But it's not just about soccer. It's about respect.
For the defending champion U.S. women's team, that means a focus on the players' fight for equitable pay. For Australia, that means increased prize money for the most prestigious tournament in women's soccer. And for Jamaica, it means more support for the athletes from a federation that let the team go unfunded, and as a result, dormant, for years.
"It certainly is a platform. It's the biggest stage that we have," Megan Rapinoe said while discussing the U.S. team's ongoing fight. "It's a balance, though, because first and foremost, I think we have this platform and it's as big as it has been because we've been so successful, and on the biggest stages we've been successful."
The U.S. is the defending champion and a three-time winner of the World Cup, which kicks off Friday in Paris. Twenty-four teams will crisscross France over the next month, with the winner decided in Lyon on July 7.
Jamaica, the first Caribbean nation to qualify for a Women's World Cup, is among those teams. The Reggae Girlz want to change the perception of the women's game in a nation that traditionally hasn't valued it: Funding was cut when the team didn't qualify for the 2008 Olympics. The team was revived just five years ago.
Like many teams in the region, Jamaica's women have struggled for basic support, even equipment. There's been little or no compensation for players.
Coach Hue Menzies said the team's first-ever appearance in the World Cup is "actually a cause."
"We want to make an impact socially," Menzies said.
The Americans are largely seen as the leaders when it comes to tackling equity issues — using their status as the top-ranked team in the world. Players have filed a federal lawsuit that accuses the U.S. Soccer federation of discrimination and seeks compensation that's equitable with compensation for the men's national team.
U.S. defender Becky Sauerbrunn sees this World Cup as a turning point.
"I think we have so much further to go, but I think we're at that point right now where, for women's soccer and for this tournament, it's, 'How much can we push this and raise this further? How much more can we get the neutral fan to become the die-hard fan?' Can we get the investors to go from 'Maybe we'll invest in this,' to 'We're absolutely investing in this because we see this as an untapped marketplace?' So I think this is kind of a critical point for us where we can really take some strides that maybe we wouldn't be able to in a non-World Cup year," Sauerbrunn said.
U.S. coach Jill Ellis was the first to declare that video review should be used at the Women's World Cup after it was used for the first time in 2018 for the men's tournament in Russia. Ellis has also criticized FIFA, soccer's international governing body, for scheduling the finals for the CONCACAF Gold Cup and the Copa America on the same day as the World Cup championship game.

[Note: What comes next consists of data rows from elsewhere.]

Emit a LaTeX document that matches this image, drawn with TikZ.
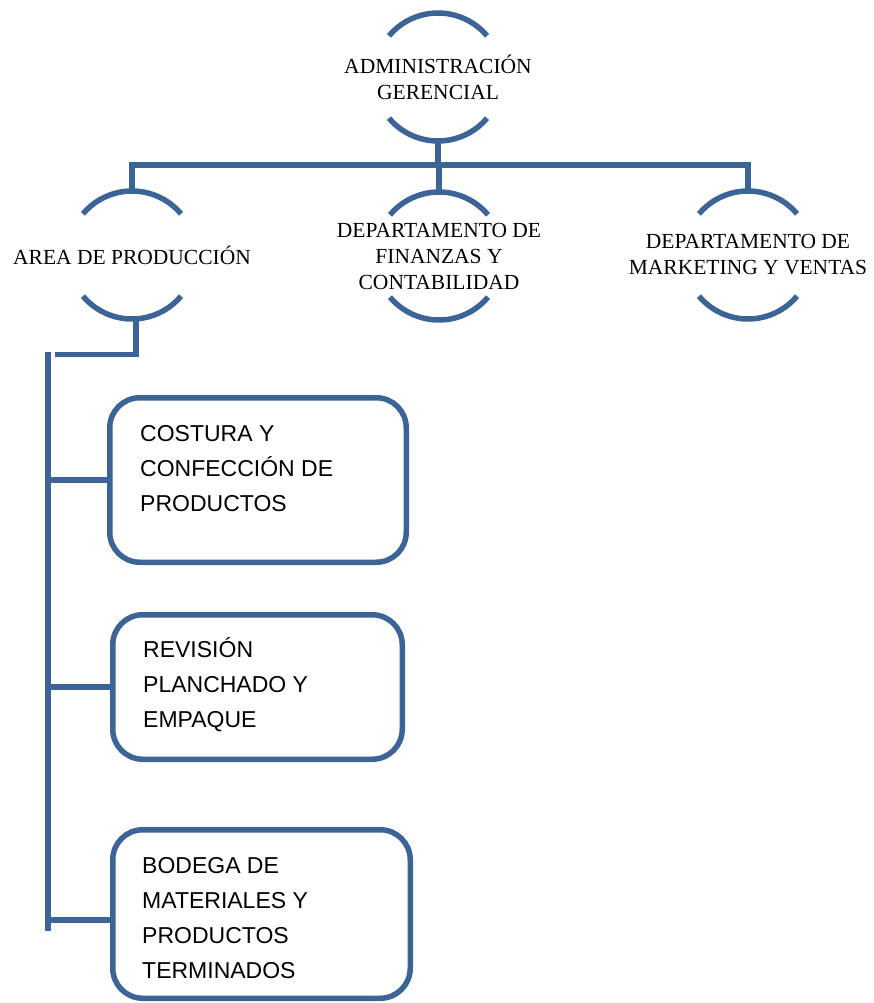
\documentclass[tikz,border=0pt]{standalone}
\usepackage{fontspec}
\setmainfont{Liberation Serif}
\newfontfamily\boxfont{Liberation Sans}
\usepackage{tikz}
\usepackage{xcolor}
\usetikzlibrary{positioning}

\definecolor{org-blue}{RGB}{60,100,150}

\begin{document}
\begin{tikzpicture}
[
x = 1pt, y = 1pt,
unit-a/.style={align=center, inner sep=0pt, font=\fontsize{21.5}{26}\selectfont},
line-a/.style={draw=org-blue, line width=5.5pt},
box-a/.style={line-a, rounded corners=30pt, inner sep=0pt},
item-a/.style={align=left, inner sep=0pt, font=\boxfont\fontsize{23}{35}\selectfont}
]
\useasboundingbox (0,0) rectangle (873,-1003);

% units with open circles
\node (admin)   [unit-a] at (438,-77)   {ADMINISTRACIÓN\\GERENCIAL};
\node (unit-1)  [unit-a] at (132,-255)  {AREA DE PRODUCCIÓN};
\node (unit-2)  [unit-a] at (439,-256)  {DEPARTAMENTO DE\\FINANZAS Y\\CONTABILIDAD};
\node (unit-3)  [unit-a] at (748,-255)  {DEPARTAMENTO DE\\MARKETING Y VENTAS};

\foreach \u in {admin, unit-1, unit-2, unit-3} {
  \draw [line-a] ([shift={(40:64)}]\u.center)  arc[start angle=40,  end angle=140, radius=64];
  \draw [line-a] ([shift={(220:64)}]\u.center) arc[start angle=220, end angle=320, radius=64];
}

% top level connectors
\coordinate (bar-mid) at (438,-165);
\draw [line-a] ([yshift=-64pt]admin.center) -- (bar-mid);
\draw [line-a] ([yshift=64pt]unit-1.center) -- (unit-1 |- bar-mid) -- (unit-3 |- bar-mid) -- ([yshift=64pt]unit-3.center);
\draw [line-a] ([yshift=64pt]unit-2.center) -- (unit-2 |- bar-mid);

% boxes of the production area
\node (box-1)  [box-a, minimum width=296.5pt, minimum height=164.5pt] at (258,-480)   {};
\node (box-2)  [box-a, minimum width=289.5pt, minimum height=144.5pt] at (257.5,-687) {};
\node (box-3)  [box-a, minimum width=297.5pt, minimum height=168.5pt] at (261.5,-914) {};

\node (item-1) [item-a, below right = 30pt and 33pt of box-1.north west]   {COSTURA Y\\CONFECCIÓN DE\\PRODUCTOS};
\node (item-2) [item-a, below right = 25.5pt and 33pt of box-2.north west] {REVISIÓN\\PLANCHADO Y\\EMPAQUE};
\node (item-3) [item-a, below right = 30pt and 32pt of box-3.north west]   {BODEGA DE\\MATERIALES Y\\PRODUCTOS\\TERMINADOS};

% production connectors
\coordinate (prod-foot) at (136,-354.5);
\coordinate (prod-tail) at (55,-354.5);
\coordinate (spine-top) at (48,-352);
\coordinate (spine-end) at (48,-931);
\draw [line-a] ([xshift=4pt, yshift=-64pt]unit-1.center) -- (prod-foot) -- (prod-tail);
\draw [line-a] (spine-top) -- (spine-end);
\draw [line-a] (spine-top |- box-1.west) -- (box-1.west);
\draw [line-a] (spine-top |- box-2.west) -- (box-2.west);
\draw [line-a] ([yshift=-6pt]spine-top |- box-3.west) -- ([yshift=-6pt]box-3.west);
\end{tikzpicture}
\end{document}
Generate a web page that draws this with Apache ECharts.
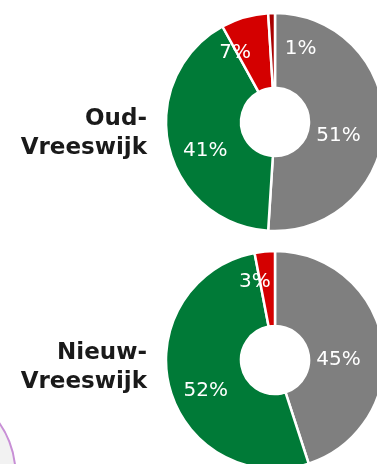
<!DOCTYPE html>
<html>
<head>
<meta charset="utf-8">
<script src="https://cdn.jsdelivr.net/npm/echarts@6/dist/echarts.min.js"></script>
<style>
  html, body { margin: 0; padding: 0; background: #ffffff; }
  #chart { width: 377px; height: 464px; }
</style>
</head>
<body>
<div id="chart"></div>
<script>
// Wijken (district names), one donut per district
const districts = ['Oud-\nVreeswijk', 'Nieuw-\nVreeswijk'];

// Share per category, clockwise from 12 o'clock (percentages)
const oudValues = [51, 41, 7, 1];
const nieuwValues = [45, 52, 3];

// Slice colours in the same order
const oudColors = ['#7f7f7f', '#007a37', '#d40000', '#a80000'];
const nieuwColors = ['#7f7f7f', '#007a37', '#d40000'];

// Nudges for the percentage labels, per slice
const oudLabelShift = [[-11, 11], [3, 13], [-19, 2], [28, 1]];
const nieuwLabelShift = [[-10, 11], [3, 12], [-13, -4]];

const labelFont = "'DejaVu Sans', Verdana, sans-serif";

function donut(values, colors, shifts, centerY) {
  return {
    type: 'pie',
    center: [275, centerY],
    radius: [34, 109],
    startAngle: 90,
    clockwise: true,
    avoidLabelOverlap: false,
    silent: true,
    animation: false,
    itemStyle: { borderColor: '#ffffff', borderWidth: 2.5 },
    label: {
      show: true,
      position: 'inside',
      formatter: '{c}%',
      color: '#ffffff',
      fontFamily: labelFont,
      fontSize: 20,
      fontWeight: 'normal'
    },
    labelLine: { show: false },
    labelLayout: function (p) {
      const s = shifts[p.dataIndex];
      return { dx: s[0], dy: s[1] };
    },
    data: values.map(function (v, i) {
      return { value: v, itemStyle: { color: colors[i] } };
    })
  };
}

const nameFont = "bold 23px 'DejaVu Sans', Verdana, sans-serif";

const chart = echarts.init(document.getElementById('chart'), null, { renderer: 'canvas' });
chart.setOption({
  backgroundColor: '#ffffff',
  animation: false,
  graphic: [
    {
      type: 'circle',
      shape: { cx: -72.5, cy: 474, r: 88 },
      style: { fill: '#f2f2f2', stroke: '#c88fd6', lineWidth: 2 },
      silent: true
    },
    {
      type: 'text',
      x: 147, y: 105,
      style: {
        text: districts[0],
        align: 'right',
        fill: '#1a1a1a',
        font: nameFont,
        lineHeight: 29
      }
    },
    {
      type: 'text',
      x: 147, y: 339,
      style: {
        text: districts[1],
        align: 'right',
        fill: '#1a1a1a',
        font: nameFont,
        lineHeight: 29
      }
    }
  ],
  series: [
    donut(oudValues, oudColors, oudLabelShift, 122),
    donut(nieuwValues, nieuwColors, nieuwLabelShift, 360)
  ]
});
</script>
</body>
</html>
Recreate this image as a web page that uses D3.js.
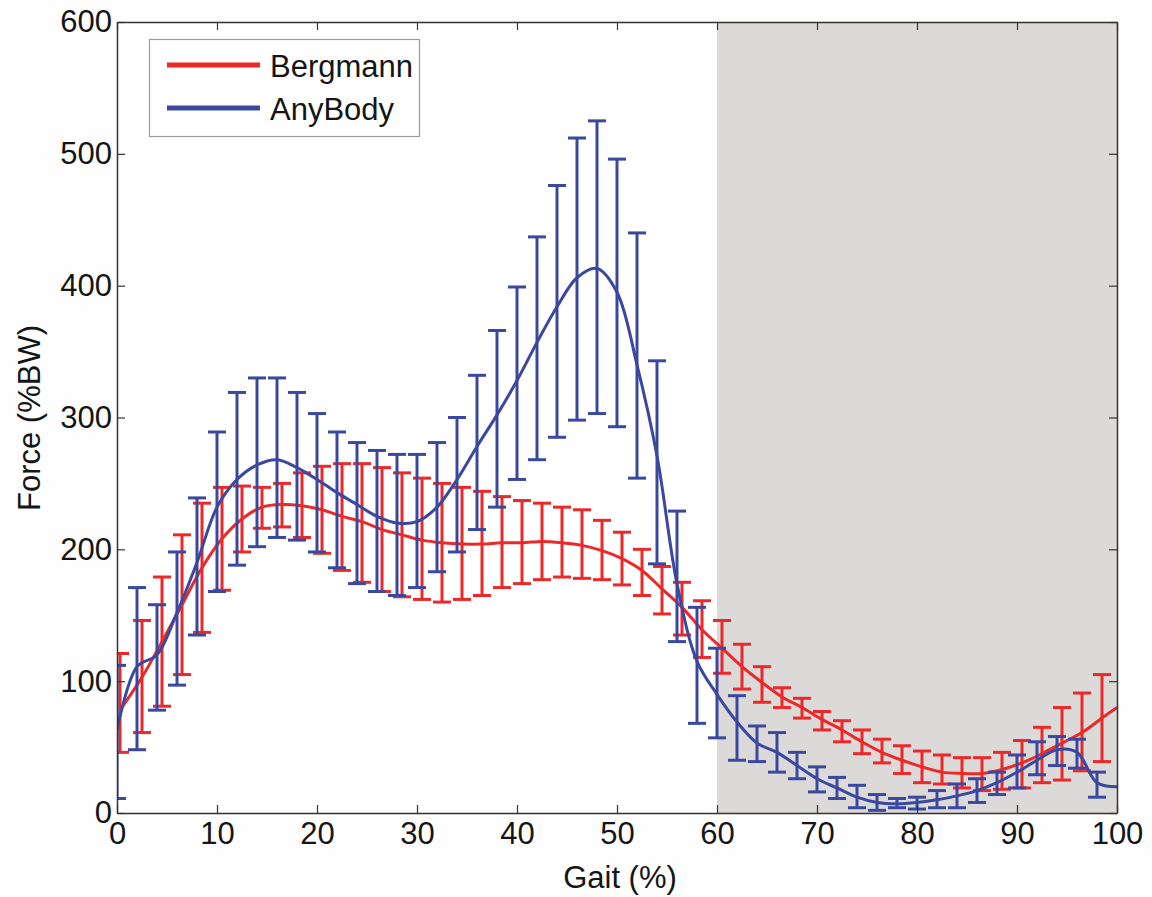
<!DOCTYPE html>
<html><head><meta charset="utf-8">
<script src="https://cdn.jsdelivr.net/npm/d3@7"></script>
<style>body{margin:0;background:#fefefe}text{font-family:"Liberation Sans",Arial,sans-serif;fill:#151515}</style>
</head><body><svg id="c" width="1152" height="897"></svg>
<script>
// ---- data ----
const anybodyGait = [0,2,4,6,8,10,12,14,16,18,20,22,24,26,28,30,32,34,36,38,40,42,44,46,48,50,52,54,56,58,60,62,64,66,68,70,72,74,76,78,80,82,84,86,88,90,92,94,96,98,100];
const bergmannGait = [0.3,2.5,4.5,6.5,8.5,10.5,12.5,14.5,16.5,18.5,20.5,22.5,24.5,26.5,28.5,30.5,32.5,34.5,36.5,38.5,40.5,42.5,44.5,46.5,48.5,50.5,52.5,54.5,56.5,58.5,60.5,62.5,64.5,66.5,68.5,70.5,72.5,74.5,76.5,78.5,80.5,82.5,84.5,86.5,88.5,90.5,92.5,94.5,96.5,98.5,100];
const bergmannMean = [78,103,130,158,186,208,223,232,234,233,230,225,221,215,211,207,205,204,204,205,205,206,205,203,199,193,184,170,156,139,125,111,99,88,80,71,63,54,46,40,35,31,30,30,33,38,45,53,61,72,80];
const bergmannHi = [121,146,179,211,235,247,248,247,250,258,263,265,265,262,258,254,250,247,244,240,237,235,232,230,222,213,200,187,175,161,146,128,111,95,87,77,70,63,56,51,47,44,42,42,46,55,65,80,91,105,null];
const bergmannLo = [46,61,81,105,137,169,198,216,217,209,197,184,175,168,164,162,160,162,165,171,174,177,179,178,177,173,165,151,135,118,106,94,84,80,72,63,54,45,38,30,23,22,19,17,18,19,23,25,32,39,null];
const anybodyMean = [63,111,120,152,190,232,253,264,268,262,253,243,234,225,220,221,232,253,278,302,328,357,384,406,413,395,340,271,174,115,90,69,53,46,36,26,19,12,8,7,8,10,13,17,23,31,40,48,46,23,20];
const anybodyHi = [112,171,158,198,239,289,319,330,330,319,303,289,281,275,272,272,281,300,332,366,399,437,476,512,525,496,440,343,229,156,125,89,66,61,46,35,27,21,14,11,12,17,22,26,31,44,54,58,56,31,null];
const anybodyLo = [11,48,78,97,135,168,188,202,209,207,198,186,174,168,165,171,183,198,215,232,253,268,285,298,303,293,254,189,130,68,57,40,39,31,26,16,11,4,2,4,3,4,4,8,14,19,29,36,34,12,null];
const xTicks = [0,10,20,30,40,50,60,70,80,90,100];
const yTicks = [0,100,200,300,400,500,600];
const shadedRange = [60,100];
const seriesNames = ["Bergmann","AnyBody"];

// ---- chart ----
const svg = d3.select("#c");
const x = d3.scaleLinear().domain([0,100]).range([117,1117]);
const y = d3.scaleLinear().domain([0,600]).range([813,22]);
const colors = {Bergmann:"#ec2828", AnyBody:"#3a48a0"};

svg.append("defs").append("clipPath").attr("id","plotclip").append("rect")
  .attr("x",x(0)).attr("y",y(600)-12).attr("width",x(100)-x(0)).attr("height",y(0)-y(600)+24);

svg.append("rect").attr("x",0).attr("y",0).attr("width",1152).attr("height",897).attr("fill","#fefefe");
svg.append("rect").attr("x",x(0)).attr("y",y(600)).attr("width",x(100)-x(0)).attr("height",y(0)-y(600)).attr("fill","#ffffff");
svg.append("rect").attr("x",x(shadedRange[0])).attr("y",y(600))
  .attr("width",x(shadedRange[1])-x(shadedRange[0])).attr("height",y(0)-y(600)).attr("fill","#dcdad8");

const series = [
  {name:"Bergmann", gait:bergmannGait, mean:bergmannMean, hi:bergmannHi, lo:bergmannLo},
  {name:"AnyBody", gait:anybodyGait, mean:anybodyMean, hi:anybodyHi, lo:anybodyLo}
];
const capW = 9;
const plot = svg.append("g").attr("clip-path","url(#plotclip)");
series.forEach(s => {
  const g = plot.append("g").attr("stroke", colors[s.name]).attr("stroke-width",3).attr("fill","none");
  const pts = s.gait.map((v,i)=>({x:v, m:s.mean[i], hi:s.hi[i], lo:s.lo[i]})).filter(d=>d.hi!=null);
  g.selectAll("line.v").data(pts).join("line").attr("class","v")
    .attr("x1",d=>x(d.x)).attr("x2",d=>x(d.x)).attr("y1",d=>y(d.hi)).attr("y2",d=>y(d.lo));
  g.selectAll("line.ct").data(pts).join("line").attr("class","ct")
    .attr("x1",d=>x(d.x)-capW).attr("x2",d=>x(d.x)+capW).attr("y1",d=>y(d.hi)).attr("y2",d=>y(d.hi));
  g.selectAll("line.cb").data(pts).join("line").attr("class","cb")
    .attr("x1",d=>x(d.x)-capW).attr("x2",d=>x(d.x)+capW).attr("y1",d=>y(d.lo)).attr("y2",d=>y(d.lo));
  const line = d3.line().x((d,i)=>x(s.gait[i])).y(d=>y(d)).curve(d3.curveCatmullRom.alpha(0.5));
  g.append("path").datum(s.mean).attr("d",line).attr("stroke-width",3).attr("stroke-linejoin","round");
});

// axes
const axStyle = g => { g.selectAll("path").attr("stroke","#333").attr("stroke-width",1.5);
  g.selectAll("line").attr("stroke","#333").attr("stroke-width",1.2);
  g.selectAll("text").style("font-size","31px").attr("fill","#151515"); g.attr("font-family",null).attr("font-size",null); };
svg.append("g").attr("transform",`translate(0,${y(0)})`)
  .call(d3.axisBottom(x).tickValues(xTicks).tickSizeInner(-8).tickSizeOuter(0).tickPadding(9)).call(axStyle);
svg.append("g").attr("transform",`translate(${x(0)},0)`)
  .call(d3.axisLeft(y).tickValues(yTicks).tickSizeInner(-8).tickSizeOuter(0).tickPadding(5)).call(axStyle);
svg.append("g").attr("transform",`translate(0,${y(600)})`)
  .call(d3.axisTop(x).tickValues(xTicks).tickSizeInner(-8).tickSizeOuter(0).tickFormat("")).call(axStyle);
svg.append("g").attr("transform",`translate(${x(100)},0)`)
  .call(d3.axisRight(y).tickValues(yTicks).tickSizeInner(-8).tickSizeOuter(0).tickFormat("")).call(axStyle);

// axis titles
svg.append("text").attr("x",(x(0)+x(100))/2+3).attr("y",888).attr("text-anchor","middle").style("font-size","31px").text("Gait (%)");
svg.append("text").attr("transform",`translate(40,${418}) rotate(-90)`).attr("text-anchor","middle").style("font-size","31px").text("Force (%BW)");

// legend
const lg = svg.append("g");
lg.append("rect").attr("x",149.5).attr("y",39.5).attr("width",270).attr("height",97).attr("fill","#fff").attr("stroke","#9a9a9a").attr("stroke-width",1.2);
seriesNames.forEach((n,i)=>{
  const yy = 65 + i*43;
  lg.append("line").attr("x1",167).attr("x2",260).attr("y1",yy).attr("y2",yy).attr("stroke",colors[n]).attr("stroke-width",5);
  lg.append("text").attr("x",270).attr("y",yy+12).style("font-size","31px").text(n);
});
</script></body></html>
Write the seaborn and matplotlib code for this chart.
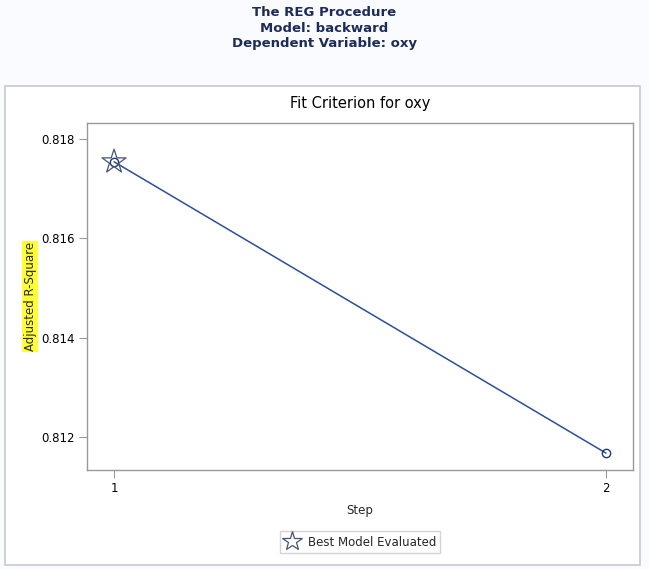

Other teams have followed America's lead. Australia and Ireland are among the teams that have waged successful campaigns for better pay and conditions. The Dutch soccer federation, the KNVB, said this week that it would raise the compensation for the women's team to equal that of the men's by 2023.
Australia has undertaken a campaign to protest the prize money pool. The country's players' association is calling on FIFA to bring the women's prize up to equal the men's.
Prize money for the tournament in France is $30 million, with $4 million going to the champion. That's double the prize money that was awarded for the 2015 World Cup in Canada.
However, it is just a fraction of the $400 million in prize money for the 2018 men's World Cup. France, the men's winner, was awarded $38 million. The prize money for the 2022 men's World Cup in Qatar will be $440 million.
FIFPro, the international players union, said this week that FIFA has agreed to start negotiating better conditions for women's national team players after the World Cup. The union is "determined to making real and lasting progress on behalf of them," FIFPro said.
But progress in many countries will only come with dedicated funding.
"There are a lot of questions among players from Latin America about how the federations are spending the money that comes from FIFA for women's football. Is it really going to women's football, or is it going to young male players? So we're not talking about contracts yet, we're not talking about equal play, because we have a situation and a landscape that is more vulnerable, miles apart," said FIFPro board member Camila Garcia Perez. "It's different than you would even imagine in the U.S., or Denmark, or Sweden."
Last fall, FIFA introduced its global strategy for women's soccer, designed to grow the game. But the plan has been criticized because it's unclear how much money the organization is putting into the effort.
FIFA wants to see women's participation in the sport double to 60 million worldwide by 2026. A key component will be insuring all associations have comprehensive women's plans in place by 2022.
The World Cup is key to driving the strategy, said Sarai Bareman, FIFA's chief women's football officer. She's hopeful that it leads to progress.
"I really believe that a lot of the issues that exist, especially in the more developing countries, if we are able to really commercialize the women's game at the top end, a lot of those challenges and barriers will start to come away in the more developing countries as well," Bareman said. "So we're putting a big focus, particularly this summer in France, around promotion, proactive communication, raising the profile of our players, really doing as much as we can to get as many eyeballs onto the games."